EXERCISE DESCRIPTION:
Search the data for the string "page" and gather each line it is in.

DATA EXCERPT:
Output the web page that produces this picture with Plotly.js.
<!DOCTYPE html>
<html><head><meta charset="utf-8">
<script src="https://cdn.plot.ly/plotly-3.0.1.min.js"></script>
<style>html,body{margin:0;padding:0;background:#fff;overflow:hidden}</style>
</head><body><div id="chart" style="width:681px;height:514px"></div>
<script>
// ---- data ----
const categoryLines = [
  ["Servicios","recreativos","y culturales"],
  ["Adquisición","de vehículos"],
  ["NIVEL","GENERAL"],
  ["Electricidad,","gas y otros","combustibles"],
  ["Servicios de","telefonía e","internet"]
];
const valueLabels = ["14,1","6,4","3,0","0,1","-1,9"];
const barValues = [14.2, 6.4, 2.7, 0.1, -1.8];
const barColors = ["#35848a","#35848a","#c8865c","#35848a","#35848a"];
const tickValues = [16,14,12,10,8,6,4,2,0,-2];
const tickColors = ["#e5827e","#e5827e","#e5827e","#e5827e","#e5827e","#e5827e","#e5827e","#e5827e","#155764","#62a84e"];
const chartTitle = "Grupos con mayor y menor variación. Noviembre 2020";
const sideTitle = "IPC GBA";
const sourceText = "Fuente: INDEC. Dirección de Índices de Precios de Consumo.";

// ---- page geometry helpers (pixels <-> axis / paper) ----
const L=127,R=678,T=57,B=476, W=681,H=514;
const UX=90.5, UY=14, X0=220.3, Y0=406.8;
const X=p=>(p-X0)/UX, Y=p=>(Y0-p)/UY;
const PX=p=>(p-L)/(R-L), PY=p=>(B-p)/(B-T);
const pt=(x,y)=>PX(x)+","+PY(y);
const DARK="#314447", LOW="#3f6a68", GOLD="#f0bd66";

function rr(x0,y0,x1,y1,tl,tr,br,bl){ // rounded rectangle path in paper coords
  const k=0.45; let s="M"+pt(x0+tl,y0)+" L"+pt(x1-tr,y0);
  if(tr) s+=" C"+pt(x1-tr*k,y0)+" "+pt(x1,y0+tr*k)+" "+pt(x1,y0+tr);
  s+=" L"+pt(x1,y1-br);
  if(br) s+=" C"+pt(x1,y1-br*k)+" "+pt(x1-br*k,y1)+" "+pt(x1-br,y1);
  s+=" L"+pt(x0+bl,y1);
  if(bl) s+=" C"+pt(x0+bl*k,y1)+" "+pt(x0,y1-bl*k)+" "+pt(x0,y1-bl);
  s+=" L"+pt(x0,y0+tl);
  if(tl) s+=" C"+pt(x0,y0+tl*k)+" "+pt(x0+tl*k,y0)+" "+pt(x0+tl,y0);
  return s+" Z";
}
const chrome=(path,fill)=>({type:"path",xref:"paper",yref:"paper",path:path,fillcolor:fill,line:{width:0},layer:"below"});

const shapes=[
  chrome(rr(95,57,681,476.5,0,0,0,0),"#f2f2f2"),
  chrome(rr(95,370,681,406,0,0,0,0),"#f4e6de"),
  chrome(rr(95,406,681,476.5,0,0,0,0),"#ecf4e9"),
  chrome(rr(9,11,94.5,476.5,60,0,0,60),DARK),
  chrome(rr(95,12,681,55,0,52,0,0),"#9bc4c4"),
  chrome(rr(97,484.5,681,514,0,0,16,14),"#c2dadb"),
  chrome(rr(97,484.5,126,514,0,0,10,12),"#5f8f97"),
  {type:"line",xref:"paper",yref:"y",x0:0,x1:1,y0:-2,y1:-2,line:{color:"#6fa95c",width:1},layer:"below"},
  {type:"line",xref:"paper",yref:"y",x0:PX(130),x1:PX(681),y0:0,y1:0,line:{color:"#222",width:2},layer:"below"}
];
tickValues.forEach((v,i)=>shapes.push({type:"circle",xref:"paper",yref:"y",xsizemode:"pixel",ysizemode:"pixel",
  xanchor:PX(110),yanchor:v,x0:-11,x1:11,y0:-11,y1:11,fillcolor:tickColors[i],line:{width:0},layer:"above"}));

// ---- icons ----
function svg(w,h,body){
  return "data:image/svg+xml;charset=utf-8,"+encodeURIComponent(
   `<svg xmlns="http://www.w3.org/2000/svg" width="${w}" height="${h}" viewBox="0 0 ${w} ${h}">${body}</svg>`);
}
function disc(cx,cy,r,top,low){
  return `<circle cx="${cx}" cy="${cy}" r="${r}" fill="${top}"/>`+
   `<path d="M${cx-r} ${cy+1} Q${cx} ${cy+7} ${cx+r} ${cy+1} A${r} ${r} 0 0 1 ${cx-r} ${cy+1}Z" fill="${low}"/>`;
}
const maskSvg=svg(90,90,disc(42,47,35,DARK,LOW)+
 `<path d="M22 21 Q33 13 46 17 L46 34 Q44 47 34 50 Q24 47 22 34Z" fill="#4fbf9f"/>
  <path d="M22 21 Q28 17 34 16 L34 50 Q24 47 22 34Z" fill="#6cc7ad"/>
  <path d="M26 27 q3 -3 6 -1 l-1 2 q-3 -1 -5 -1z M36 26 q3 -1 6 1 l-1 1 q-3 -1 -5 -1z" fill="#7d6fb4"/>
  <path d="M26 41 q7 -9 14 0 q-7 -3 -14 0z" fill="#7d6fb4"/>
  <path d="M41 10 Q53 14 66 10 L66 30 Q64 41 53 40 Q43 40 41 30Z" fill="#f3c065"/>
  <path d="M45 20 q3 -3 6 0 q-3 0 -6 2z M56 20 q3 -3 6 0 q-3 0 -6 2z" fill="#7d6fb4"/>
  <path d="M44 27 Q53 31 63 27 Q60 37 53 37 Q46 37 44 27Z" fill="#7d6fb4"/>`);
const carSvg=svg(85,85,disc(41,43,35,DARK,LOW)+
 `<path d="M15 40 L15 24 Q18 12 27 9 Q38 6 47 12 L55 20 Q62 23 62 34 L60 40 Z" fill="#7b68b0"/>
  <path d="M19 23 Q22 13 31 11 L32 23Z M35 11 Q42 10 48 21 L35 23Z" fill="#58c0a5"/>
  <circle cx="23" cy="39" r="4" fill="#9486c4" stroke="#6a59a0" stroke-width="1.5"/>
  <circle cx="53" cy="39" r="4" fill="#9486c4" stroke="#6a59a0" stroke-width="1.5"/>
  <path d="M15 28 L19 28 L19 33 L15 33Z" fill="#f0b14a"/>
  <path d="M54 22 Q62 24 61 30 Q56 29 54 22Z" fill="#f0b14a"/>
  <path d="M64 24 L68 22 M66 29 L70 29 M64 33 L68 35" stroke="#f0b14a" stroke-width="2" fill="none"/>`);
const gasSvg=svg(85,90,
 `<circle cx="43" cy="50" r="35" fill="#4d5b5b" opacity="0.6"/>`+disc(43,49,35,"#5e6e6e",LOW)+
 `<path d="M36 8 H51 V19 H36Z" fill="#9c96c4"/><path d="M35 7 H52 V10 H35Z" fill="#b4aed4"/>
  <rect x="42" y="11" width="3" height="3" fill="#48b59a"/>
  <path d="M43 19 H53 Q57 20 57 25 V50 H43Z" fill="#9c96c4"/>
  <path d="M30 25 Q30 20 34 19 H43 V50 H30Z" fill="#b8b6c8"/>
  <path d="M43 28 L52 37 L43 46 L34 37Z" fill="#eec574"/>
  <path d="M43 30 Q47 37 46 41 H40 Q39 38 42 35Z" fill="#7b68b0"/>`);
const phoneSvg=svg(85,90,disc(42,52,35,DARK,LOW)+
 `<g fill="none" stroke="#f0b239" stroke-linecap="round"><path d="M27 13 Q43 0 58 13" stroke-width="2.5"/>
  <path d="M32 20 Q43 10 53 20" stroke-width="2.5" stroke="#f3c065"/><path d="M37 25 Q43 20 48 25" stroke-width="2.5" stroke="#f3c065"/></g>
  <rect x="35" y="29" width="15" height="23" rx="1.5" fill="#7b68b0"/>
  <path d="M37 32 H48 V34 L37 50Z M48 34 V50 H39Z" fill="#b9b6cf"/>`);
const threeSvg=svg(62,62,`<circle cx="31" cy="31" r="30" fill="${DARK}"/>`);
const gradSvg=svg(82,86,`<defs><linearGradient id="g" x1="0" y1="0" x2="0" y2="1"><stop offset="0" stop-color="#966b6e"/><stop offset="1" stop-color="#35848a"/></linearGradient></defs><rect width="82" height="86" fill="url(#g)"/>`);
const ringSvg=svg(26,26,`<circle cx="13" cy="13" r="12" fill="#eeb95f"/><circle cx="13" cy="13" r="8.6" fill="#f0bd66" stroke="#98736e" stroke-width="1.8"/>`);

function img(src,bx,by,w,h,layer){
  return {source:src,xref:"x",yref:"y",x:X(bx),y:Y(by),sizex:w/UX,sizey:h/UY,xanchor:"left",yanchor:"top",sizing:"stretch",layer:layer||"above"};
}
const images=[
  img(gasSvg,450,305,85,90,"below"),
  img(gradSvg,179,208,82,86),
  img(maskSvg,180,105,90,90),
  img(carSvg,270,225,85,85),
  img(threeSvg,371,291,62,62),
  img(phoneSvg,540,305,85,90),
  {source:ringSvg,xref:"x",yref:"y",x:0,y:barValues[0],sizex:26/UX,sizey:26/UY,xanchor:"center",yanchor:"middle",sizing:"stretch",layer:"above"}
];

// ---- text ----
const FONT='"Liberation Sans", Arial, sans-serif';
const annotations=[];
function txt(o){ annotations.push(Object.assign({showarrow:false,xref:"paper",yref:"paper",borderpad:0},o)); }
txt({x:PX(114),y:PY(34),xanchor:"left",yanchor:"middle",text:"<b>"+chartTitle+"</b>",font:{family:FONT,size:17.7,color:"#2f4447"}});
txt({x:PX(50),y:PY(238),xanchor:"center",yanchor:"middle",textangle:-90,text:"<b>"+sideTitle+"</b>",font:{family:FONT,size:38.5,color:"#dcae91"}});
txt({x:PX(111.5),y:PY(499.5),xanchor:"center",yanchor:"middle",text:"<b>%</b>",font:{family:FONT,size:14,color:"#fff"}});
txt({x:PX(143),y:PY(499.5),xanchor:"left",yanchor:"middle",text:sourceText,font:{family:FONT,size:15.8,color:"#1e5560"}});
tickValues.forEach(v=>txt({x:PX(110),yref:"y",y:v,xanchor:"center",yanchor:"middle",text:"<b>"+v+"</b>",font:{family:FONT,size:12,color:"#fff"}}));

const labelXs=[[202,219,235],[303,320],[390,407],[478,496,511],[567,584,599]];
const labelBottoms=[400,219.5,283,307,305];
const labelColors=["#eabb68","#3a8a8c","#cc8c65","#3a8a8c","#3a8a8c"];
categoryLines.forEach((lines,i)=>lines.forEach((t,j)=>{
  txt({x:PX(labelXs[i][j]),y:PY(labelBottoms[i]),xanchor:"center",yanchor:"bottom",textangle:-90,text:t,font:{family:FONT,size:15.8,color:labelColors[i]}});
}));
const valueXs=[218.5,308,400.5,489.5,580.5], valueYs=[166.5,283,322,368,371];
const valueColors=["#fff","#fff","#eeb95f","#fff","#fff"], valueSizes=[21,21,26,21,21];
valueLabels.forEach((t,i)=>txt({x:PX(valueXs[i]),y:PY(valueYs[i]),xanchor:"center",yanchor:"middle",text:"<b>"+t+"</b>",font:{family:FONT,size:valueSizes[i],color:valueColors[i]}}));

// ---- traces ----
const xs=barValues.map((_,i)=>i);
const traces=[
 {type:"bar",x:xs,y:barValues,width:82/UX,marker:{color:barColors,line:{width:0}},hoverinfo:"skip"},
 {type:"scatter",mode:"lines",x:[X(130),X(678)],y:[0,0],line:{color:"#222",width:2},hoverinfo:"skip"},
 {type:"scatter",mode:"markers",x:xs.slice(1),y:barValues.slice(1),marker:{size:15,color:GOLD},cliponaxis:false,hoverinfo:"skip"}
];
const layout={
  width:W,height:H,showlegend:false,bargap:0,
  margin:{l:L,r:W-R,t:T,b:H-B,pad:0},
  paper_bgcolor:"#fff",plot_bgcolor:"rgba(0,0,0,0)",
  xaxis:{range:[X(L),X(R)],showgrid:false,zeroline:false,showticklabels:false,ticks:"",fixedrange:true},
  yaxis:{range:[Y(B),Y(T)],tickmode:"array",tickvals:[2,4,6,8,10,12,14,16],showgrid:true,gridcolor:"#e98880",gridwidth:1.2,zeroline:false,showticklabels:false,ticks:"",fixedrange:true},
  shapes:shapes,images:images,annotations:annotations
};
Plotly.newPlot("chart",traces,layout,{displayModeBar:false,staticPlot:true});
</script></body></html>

THE SOLUTION:
Output the web page that produces this picture with Plotly.js.
// ---- page geometry helpers (pixels <-> axis / paper) ----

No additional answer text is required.